Whom do you like for President - does the Torah have something to say?
Whom do you like for President - does the Torah have something to say?

As a rabbi, I am careful to keep my political views to myself. I recognize that good people can differ on matters of public policy, and in any case, I subscribe to Daniel Patrick Moynihan's observation that culture, not politics, is far more important in determining the long-term success of a society. 

In spite of the foregoing, I ask: does the Torah have anything to say about the current US presidential race? 

I think it might. Come, let's learn a little Torah together.

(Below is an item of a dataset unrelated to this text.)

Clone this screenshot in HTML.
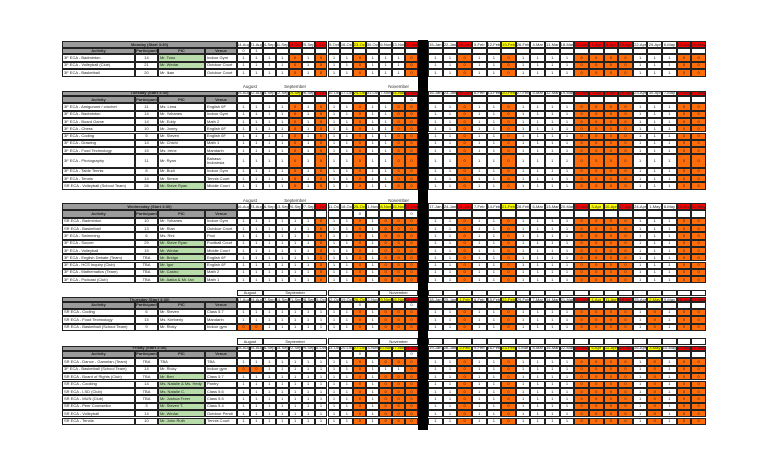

First, let's set the stage:

Three weeks ago, in Parashat Mishpatim, we read how the Jews reached the highest of the high, communing with Gcd A-lmighty at Mount SInai, hearing the Ten Commandments from the mouth of Gcd, and declaring with one voice and one heart, "Na'aseh v'Nishmah, we will perform and listen to these commandments."

This week, we read how the Jews fell to the lowest of the low. Just a few weeks later, the Jews were worshiping and prancing around the golden calf like drunken Druids around a maypole.

So we blew it big time.

Moses, meanwhile, is oblivious to all this. He's up at the summit of Mount Sinai, enveloped as it was in fire and fog, faithfully transcribing the Torah from Gcd. The dictation suddenly stops, and Gcd says to Moses:

Go. Descend, because the people that you brought up from Egypt have ruined [our relationship]; they have quickly veered from the path that I commanded them, and fashioned for themselves a calf-idol, and are worshiping it and offering sacrifices to it, saying 'These are your gcds, O Israel, that brought you up from the land of Egypt.' (32:7,8)

Rashi, the greatest of biblical exegetes, reads the verse as follows: 

Gcd says to Moses, 'descend from your position of greatness, for I only made you great because of them.' At the very moment that the Jews began worshiping the idol, Moses was cast out before the Heavenly Court.

Rashi speaks across the centuries to tell us something fundamental about the nature of leadership: that leaders are, at best, a reflection of the people they lead.

I have read that most Americans find the current field of presidential candidates lackluster on both sides of the aisle. To be sure, there is no shortage of screaming and divisive rhetoric; boatloads of bombast, mudslinging, jingoism and sloganeering. And no doubt there is an obscene amount of money changing hands. But is there any great demonstration of leadership? of vision? of virtue?

Similarly in Israel: the consensus is that Netanyahu and Yaalon are not great leaders, but they're about the best we can hope for.

Maybe we're looking through the wrong end of the telescope: instead of expecting more of our leaders, we should be expecting more of ourselves, of our society, of our culture. Maybe we have no right to expect better of our leaders until we demand better of ourselves.

Perhaps if we hold ourselves to a higher standard of morality and ethics, we will have more ethical politicians. Perhaps if we hold ourselves to a higher standard of personal integrity, we will have more honest politicians. And perhaps if we hold ourselves to a higher standard of civility, we will have more civil political discourse.

The Torah is saying that virtuous cultures generate virtuous leaders, not the other way around. And for Moynihan's intellectual heirs, that is, any serious student of contemporary culture, that is a very sobering thought in this political season.